60 passeports confisqués

Ainsi la France a pour l'instant confisqué 60 passeports, viennent de révéler les autorités. Ses législateurs ont adopté de nouvelles lois accordant de larges pouvoirs aux enquêteurs qui peuvent désormais placer des caméras dans des domiciles ou des programmes-espions dans des ordinateurs sans l'autorisation d'un juge.

La Grande-Bretagne a adopté en février une législation similaire, qui prévoit notamment de pouvoir interdire à des prêcheurs "extrémistes" de s'exprimer dans des universités. L'Allemagne, les Pays-Bas et le Danemark ont également commencé à confisquer des cartes d'identités et des passeports afin de tenter d'empêcher les apprentis-jihadistes de quitter le territoire national. Mais pour de nombreux experts, dont Anthony Dworkin, de l'European Council on Foreign Relations, ces nouvelles règlementations vont trop loin.
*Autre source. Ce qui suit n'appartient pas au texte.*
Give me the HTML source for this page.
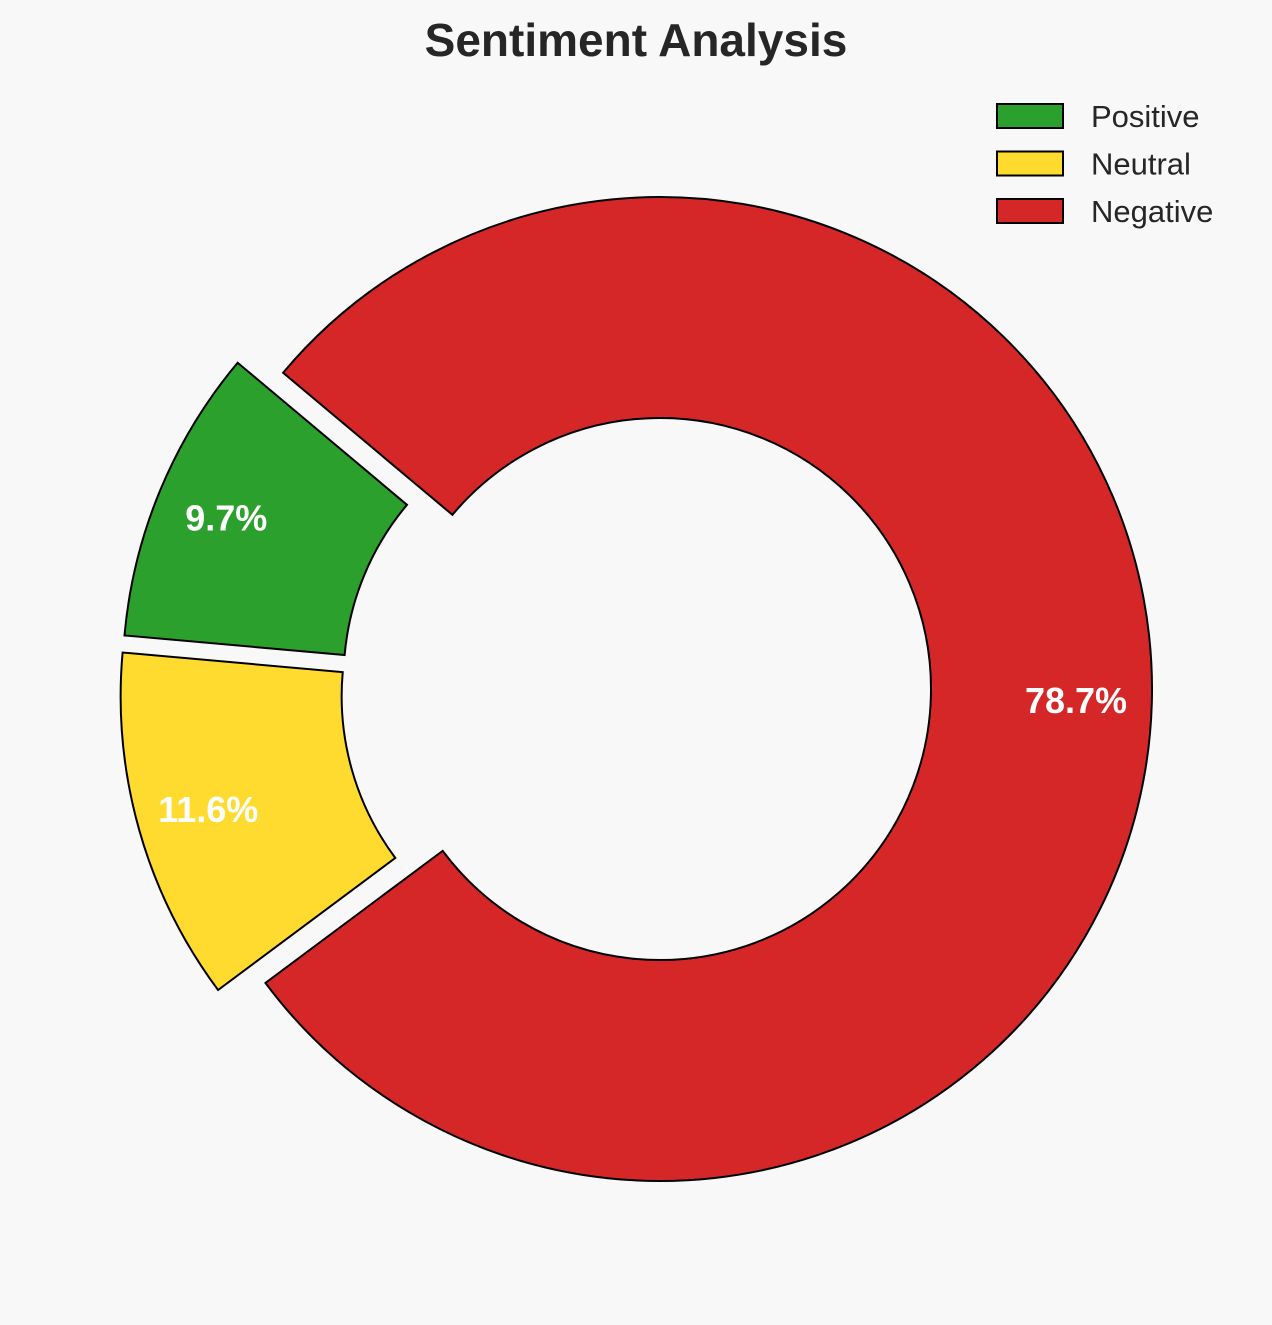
<!DOCTYPE html>
<html><head><meta charset="utf-8"><style>
body{margin:0;background:#f8f8f8;}
svg{display:block;font-family:"Liberation Sans",Arial,sans-serif;}
</style></head><body>
<svg id="chart" width="1272" height="1325">
<rect width="1272" height="1325" fill="#f8f8f8"/>
<text x="636" y="56" text-anchor="middle" font-size="46" font-weight="bold" fill="#262626">Sentiment Analysis</text>
<g id="slices"></g>
<g id="labels"></g>
<g id="legend"></g>
</svg>
<script>
const categories = ["Positive", "Neutral", "Negative"];
const values = [9.7, 11.6, 78.7];
const explodes = [0.1, 0.1, 0];
const colors = ["#2ca02c", "#ffdb30", "#d62728"];
const NS = "http://www.w3.org/2000/svg";
const cx = 660, cy = 689, R = 492, r = 271, startAngle = 140, pctDist = 0.85;
const total = values.reduce((a, b) => a + b, 0);
const slicesG = document.getElementById('slices');
const labelsG = document.getElementById('labels');
const legendG = document.getElementById('legend');
function pt(ox, oy, rad, deg) { const a = deg * Math.PI / 180; return [ox + rad * Math.cos(a), oy - rad * Math.sin(a)]; }
let a0 = startAngle;
values.forEach((v, i) => {
  const sweep = v / total * 360, a1 = a0 + sweep, mid = (a0 + a1) / 2;
  const m = mid * Math.PI / 180, ed = explodes[i] * R;
  const ox = cx + ed * Math.cos(m), oy = cy - ed * Math.sin(m) * 0.53;
  const p1 = pt(ox, oy, R, a0), p2 = pt(ox, oy, R, a1), p3 = pt(ox, oy, r, a1), p4 = pt(ox, oy, r, a0);
  const large = sweep > 180 ? 1 : 0;
  const d = `M${p1[0]},${p1[1]} A${R},${R} 0 ${large} 0 ${p2[0]},${p2[1]} L${p3[0]},${p3[1]} A${r},${r} 0 ${large} 1 ${p4[0]},${p4[1]} Z`;
  const path = document.createElementNS(NS, 'path');
  path.setAttribute('d', d);
  path.setAttribute('fill', colors[i]);
  path.setAttribute('stroke', '#000');
  path.setAttribute('stroke-width', '2');
  
  
  slicesG.appendChild(path);
  const lp = pt(ox, oy, pctDist * R, mid);
  const t = document.createElementNS(NS, 'text');
  t.setAttribute('x', lp[0] - 2); t.setAttribute('y', lp[1] + 12);
  t.setAttribute('text-anchor', 'middle');
  t.setAttribute('font-size', '36'); t.setAttribute('font-weight', 'bold'); t.setAttribute('fill', '#fff');
  t.textContent = v.toFixed(1) + '%';
  
  
  labelsG.appendChild(t);
  a0 = a1;
});
categories.forEach((c, i) => {
  const y = 116 + i * 47.5;
  const g = document.createElementNS(NS, 'g');
  
  
  const rect = document.createElementNS(NS, 'rect');
  rect.setAttribute('x', 997); rect.setAttribute('y', y - 12); rect.setAttribute('width', 66); rect.setAttribute('height', 24);
  rect.setAttribute('fill', colors[i]); rect.setAttribute('stroke', '#000'); rect.setAttribute('stroke-width', '2');
  
  
  const t = document.createElementNS(NS, 'text');
  t.setAttribute('x', 1091); t.setAttribute('y', y + 11);
  t.setAttribute('font-size', '31'); t.setAttribute('fill', '#262626');
  t.textContent = c;
  
  
  g.appendChild(rect); g.appendChild(t); legendG.appendChild(g);
});
</script>
</body></html>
"Il est crucial que notre réponse au terrorisme fasse appel à une certaine dose de résilience, parce qu'il est certain que nous ne nous débarrasserons jamais totalement du terrorisme", dit-il. "La plupart de ces mesures n'ont pas fait la preuve de leur efficacité. Ainsi, nous savons que l'un des principaux lieux de radicalisation est la prison. Donc emprisonner tous ceux qui rentrent de Syrie est contre-productif". Un spécialiste du contre-terrorisme à l'Organisation pour la sécurité et la coopération en Europe (OSCE) estime quant à lui que les mesures préventives les plus sévères ne peuvent tout empêcher.
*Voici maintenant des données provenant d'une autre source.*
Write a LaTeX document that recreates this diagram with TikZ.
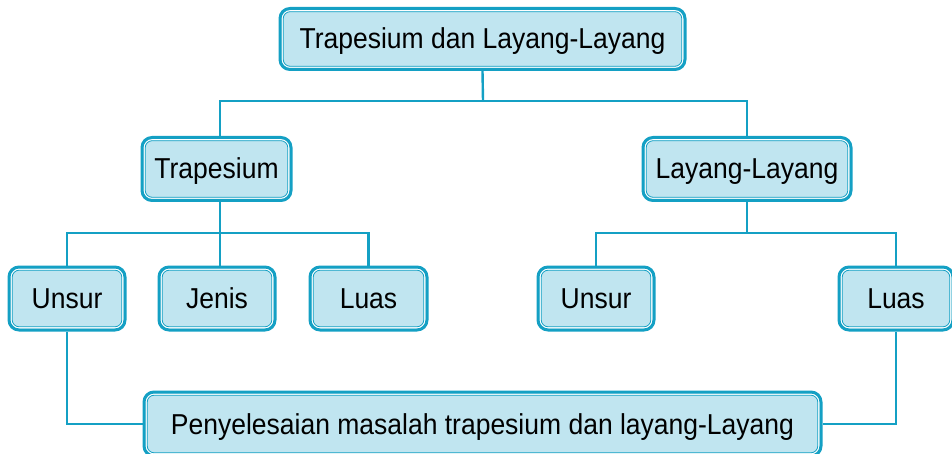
\documentclass[tikz,border=0pt]{standalone}
\usepackage{fontspec}
\setmainfont[FakeStretch=0.92]{Liberation Sans}
\definecolor{linec}{HTML}{14A0C4}
\definecolor{fillc}{HTML}{C0E5F0}
\begin{document}
\begin{tikzpicture}[x=1pt,y=1pt,
  boxn/.style={draw=linec, line width=3pt, fill=fillc, rounded corners=10pt,
    font=\fontsize{28.8}{33}\selectfont, inner sep=0pt, text height=20pt, text depth=-1pt,
    path picture={
      \draw[white,line width=1.2pt,rounded corners=8pt]
        ([shift={(2.2pt,2.2pt)}]path picture bounding box.south west) rectangle
        ([shift={(-2.2pt,-2.2pt)}]path picture bounding box.north east);
      \draw[linec,line width=0.8pt,rounded corners=7pt]
        ([shift={(3.2pt,3.2pt)}]path picture bounding box.south west) rectangle
        ([shift={(-3.2pt,-3.2pt)}]path picture bounding box.north east);
    }},
  conn/.style={draw=linec, line width=2.4pt}]
\useasboundingbox (0,0) rectangle (952,-454);
\node[boxn, minimum width=405pt, minimum height=61pt] (top) at (482.5,-39) {Trapesium dan Layang-Layang};
\node[boxn, minimum width=149pt, minimum height=63pt] (trap) at (216.5,-169) {Trapesium};
\node[boxn, minimum width=208pt, minimum height=63pt] (lay) at (747,-169) {Layang-Layang};
\node[boxn, minimum width=116pt, minimum height=63pt] (u1) at (67,-298.5) {Unsur};
\node[boxn, minimum width=116pt, minimum height=63pt] (j1) at (217,-298.5) {Jenis};
\node[boxn, minimum width=117pt, minimum height=63pt] (l1) at (368.5,-298.5) {Luas};
\node[boxn, minimum width=116pt, minimum height=63pt] (u2) at (596,-298.5) {Unsur};
\node[boxn, minimum width=114pt, minimum height=63pt] (l2) at (896,-298.5) {Luas};
\node[boxn, minimum width=677pt, minimum height=64pt] (pen) at (482.5,-424) {Penyelesaian masalah trapesium dan layang-Layang};
\coordinate (a) at (483,-101);
\coordinate (b) at (220,-233);
\coordinate (c) at (747,-233);
\draw[conn] (top.south) -- (a);
\draw[conn] (trap.north -| 220,0) |- (a) -| (lay.north);
\draw[conn] (trap.south -| 220,0) -- (b);
\draw[conn] (u1.north) |- (b) -| (l1.north);
\draw[conn] (b) -- (j1.north -| b);
\draw[conn] (lay.south) -- (c);
\draw[conn] (u2.north) |- (c) -| (l2.north);
\draw[conn] (u1.south) |- (pen.west);
\draw[conn] (l2.south) |- (pen.east);
\end{tikzpicture}
\end{document}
"Il est relativement facile de voyager sans passeport, il suffit de faire appel à des passeurs professionnels", estime ce responsable, qui n'est pas autorisé à révéler son identité. Il est important, selon lui, de s'assurer que les opérations de contrôle restent "proportionnées et non-discriminatoires" et de ne pas oublier que "l'on peut avoir des idées extrémistes sans forcément basculer dans le terrorisme".

Partage d'informations

Si certains estiment que ces nouvelles mesures vont déjà trop loin, au moins un parent d'un jeune parti sur le chemin du jihad estime qu'elles sont encore insuffisantes. Une mère de famille française a lancé ce mois-ci des poursuites contre le gouvernement français, lui reprochant de ne pas avoir fait assez pour empêcher son fils de 16 ans, sans bagage et avec un aller simple pour la Turquie, de passer les contrôles de sécurité. La hantise des pays européens est de voir ces jihadistes rentrer après avoir acquis une expérience sur le terrain.  

Les services anglais de contre-espionnage (MI5) estiment que plus de la moitié des quelque 700 Britanniques qui s'étaient rendus en Syrie sont déjà rentrés. "La menace qu'ils représentent n'est pas seulement la planification d'attaques mais aussi la radicalisation d'autres volontaires, la facilitation des actes terroristes et la levée de fonds", estime le MI5 dans un rapport. 

Selon tous les experts, la difficulté est moins de collecter des informations que d'être en mesure de les traiter de façon efficace et de se coordonner avec les autres pays. "Les systèmes existent pour partager les informations, mais ils ne sont pas toujours employés", estime Camino Mortera-Martinez, du groupe de réflexion Centre for European Reform. "Tout le monde ne se fait pas confiance. Ainsi par exemple le MI5 hésitera à donner une information à la Roumanie, dont il craint la corruption et le manque de confidentialité".

"Un terroriste un peu malin pourra toujours trouver des brèches"

L'un des points d'achoppement de la coopération européenne est le partage des listes de passagers des compagnies aériennes, dont le projet est au point mort depuis 2011. Bien que 15 des 28 membres de l'UE ont adopté un système de partage de ces données, inspiré de ceux qui existent aux Etats-Unis, au Canada et en Australie, le Parlement européen estime que des lois de protection des données privées doivent être mises en place avant que tout le continent n'adopte un système unique.

"Un terroriste un peu malin pourra toujours trouver des brèches", note Camino Mortera-Martinez. "Dans certains pays, différents services peinent à partager les informations, alors vous imaginez à quel point il va être difficile de les persuader de partager ces renseignements avec Europol ou tout autre organisation internationale (...) Les membres des services de renseignement ne sont pas connus pour leur sens de la communication".